The thing is, the personal saving rate also rose in January. In fact, it’s increased four months in a row.
The Commerce Department figures out the monthly saving rate by taking people’s disposable income and subtracting their spending.
And even though spending rose in January, disposable income did too.
“We saw that rise about 2% in January, which outpaced spending, which is why the overall saving rate moved higher,” said Shannon Seery, an economist at Wells Fargo. She said much of last month’s increase in income had to do with one-off factors, including the way the Commerce Department calculates taxes in January and the recent cost-of-living adjustment to Social Security.
But Seery also said individuals’ take-home pay has been steadily rising.
“So, I do think that the savings situation is improving, and that is a good indication that households do have some spending power in the months ahead,” she said.
The issue is that households have different amounts of spending power. Megan Greene, global chief economist at the Kroll Institute, said lower-income households are burning through their savings at faster rates.
Meanwhile, credit card balances have been rising.

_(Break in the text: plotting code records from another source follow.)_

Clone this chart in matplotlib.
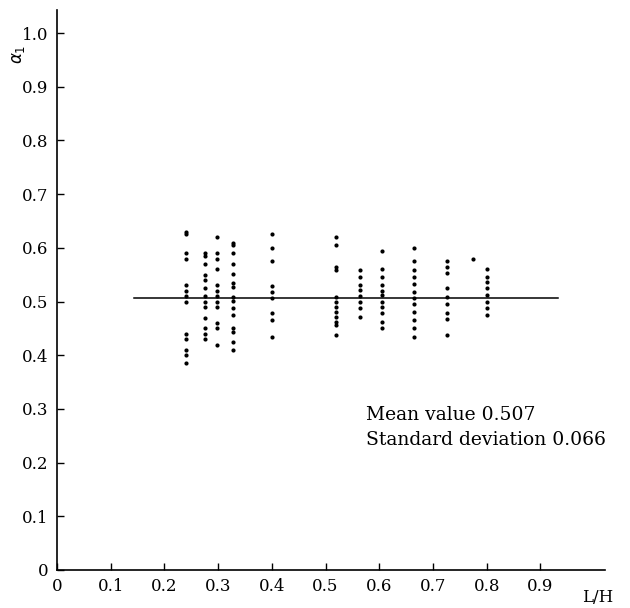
import numpy as np
import matplotlib.pyplot as plt

plt.rcParams['font.family'] = ['DejaVu Serif']

# L/H position of each test group and the alpha_1 values measured there
col_x = [0.240, 0.275, 0.297, 0.327, 0.400, 0.520, 0.565, 0.606, 0.665, 0.727, 0.800, 0.775]
col_y = [
    [0.630, 0.625, 0.590, 0.580, 0.530, 0.520, 0.510, 0.500, 0.440, 0.430, 0.410, 0.400, 0.385],
    [0.590, 0.585, 0.570, 0.550, 0.540, 0.525, 0.510, 0.500, 0.490, 0.470, 0.450, 0.440, 0.430],
    [0.620, 0.590, 0.580, 0.560, 0.530, 0.520, 0.510, 0.500, 0.490, 0.460, 0.450, 0.420],
    [0.610, 0.605, 0.590, 0.570, 0.551, 0.534, 0.527, 0.508, 0.501, 0.488, 0.475, 0.451, 0.443, 0.424, 0.410],
    [0.625, 0.600, 0.575, 0.529, 0.518, 0.507, 0.479, 0.466, 0.434],
    [0.620, 0.605, 0.565, 0.559, 0.508, 0.500, 0.490, 0.480, 0.471, 0.462, 0.456, 0.438],
    [0.559, 0.545, 0.531, 0.521, 0.510, 0.500, 0.488, 0.471],
    [0.595, 0.560, 0.545, 0.531, 0.520, 0.512, 0.499, 0.490, 0.479, 0.462, 0.451],
    [0.600, 0.575, 0.559, 0.546, 0.532, 0.518, 0.507, 0.495, 0.480, 0.466, 0.451, 0.434],
    [0.575, 0.565, 0.553, 0.525, 0.508, 0.495, 0.479, 0.467, 0.438],
    [0.560, 0.545, 0.536, 0.525, 0.512, 0.499, 0.488, 0.475],
    [0.580],
]

mean_val = 0.507
std_val = 0.066
mean_x = [0.143, 0.933]

xs = np.concatenate([[x] * len(ys) for x, ys in zip(col_x, col_y)])
ys = np.concatenate(col_y)

fig = plt.figure(figsize=(6.3, 6.08), dpi=100)
ax = fig.add_axes([0.0905, 0.0625, 0.8695, 0.921])

ax.plot(mean_x, [mean_val, mean_val], color='black', lw=1.1)
ax.plot(xs, ys, 'o', color='black', markersize=3.0, markeredgewidth=0)

ax.set_xlim(0, 1.02)
ax.set_ylim(0, 1.043)
ax.set_xticks(np.arange(0, 1.0, 0.1))
ax.set_yticks(np.arange(0, 1.01, 0.1))
ax.set_xticklabels(['0'] + ['%.1f' % v for v in np.arange(0.1, 1.0, 0.1)])
ax.set_yticklabels(['0'] + ['%.1f' % v for v in np.arange(0.1, 1.01, 0.1)])
ax.tick_params(direction='in', length=5, width=1, labelsize=12, pad=6)

for side in ['top', 'right']:
    ax.spines[side].set_visible(False)
for side in ['left', 'bottom']:
    ax.spines[side].set_linewidth(1.2)

fig.text(0.029, 0.91, r'$\alpha_1$', rotation=90, fontsize=12, ha='center', va='center')
fig.text(0.949, 0.018, 'L/H', fontsize=12, ha='center', va='center')

ax.text(0.576, 0.289, 'Mean value %.3f' % mean_val, fontsize=13.5, va='center')
ax.text(0.576, 0.242, 'Standard deviation %.3f' % std_val, fontsize=13.5, va='center')

fig.savefig('out.png', dpi=100)
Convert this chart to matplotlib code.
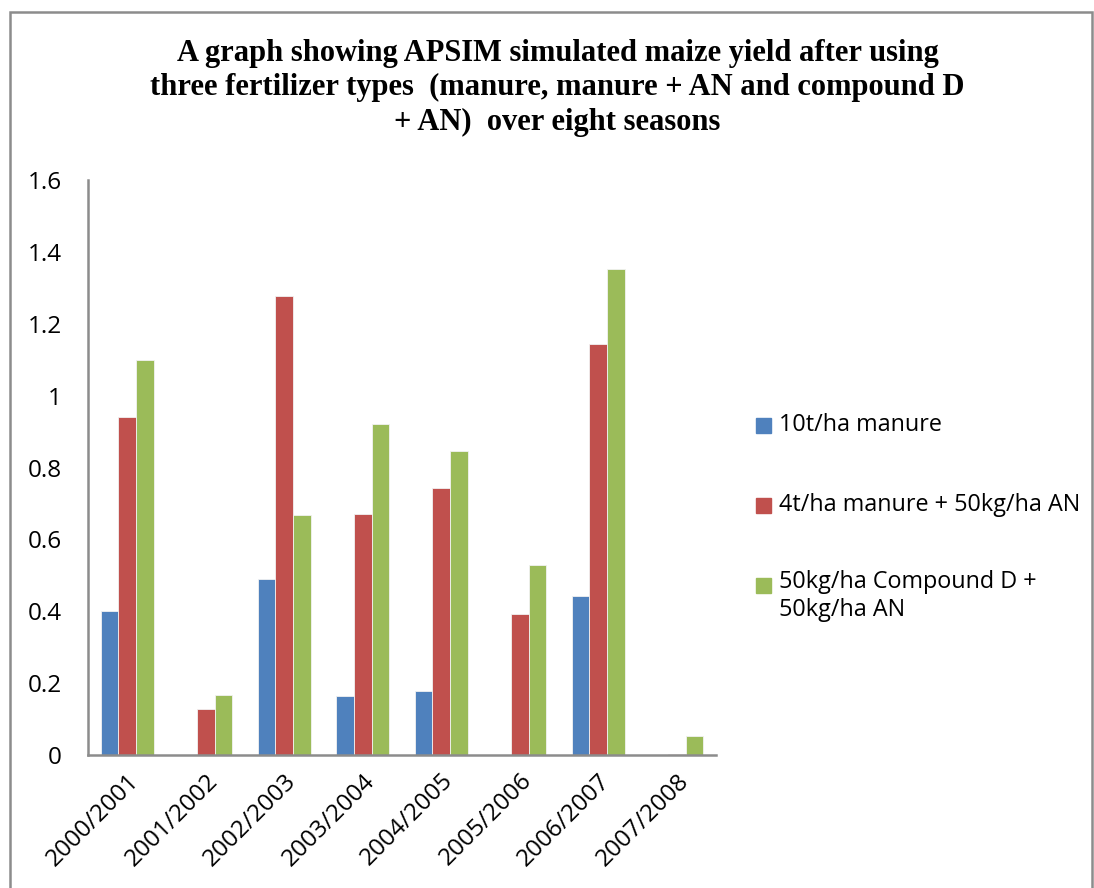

“That suggests some households are really struggling to make ends meet and are just putting expenses on credit cards,” Greene said. She added that people have been steadily spending down the savings they built up early in the pandemic with the help of government relief aid.
In fact, the current saving rate is below where it was in 2019, “which suggests that households are still eating into their savings more than they usually are,” Greene said.
The saving rate could continue to rise this year, given that the job market is still strong and wages are improving.
“If you look at labor market conditions right now, you can see that the labor market is still providing some support for household income,” said Lydia Boussour, senior economist at EY-Parthenon.
But, Boussour said, spending could slow down. If the economy starts looking more uncertain this year, “companies are going to be turning increasingly cautious with their hiring and spending. And that’s likely to lead consumers to be even more cautious with their spending.”
Which could cause the saving rate to rise even more, Boussour said.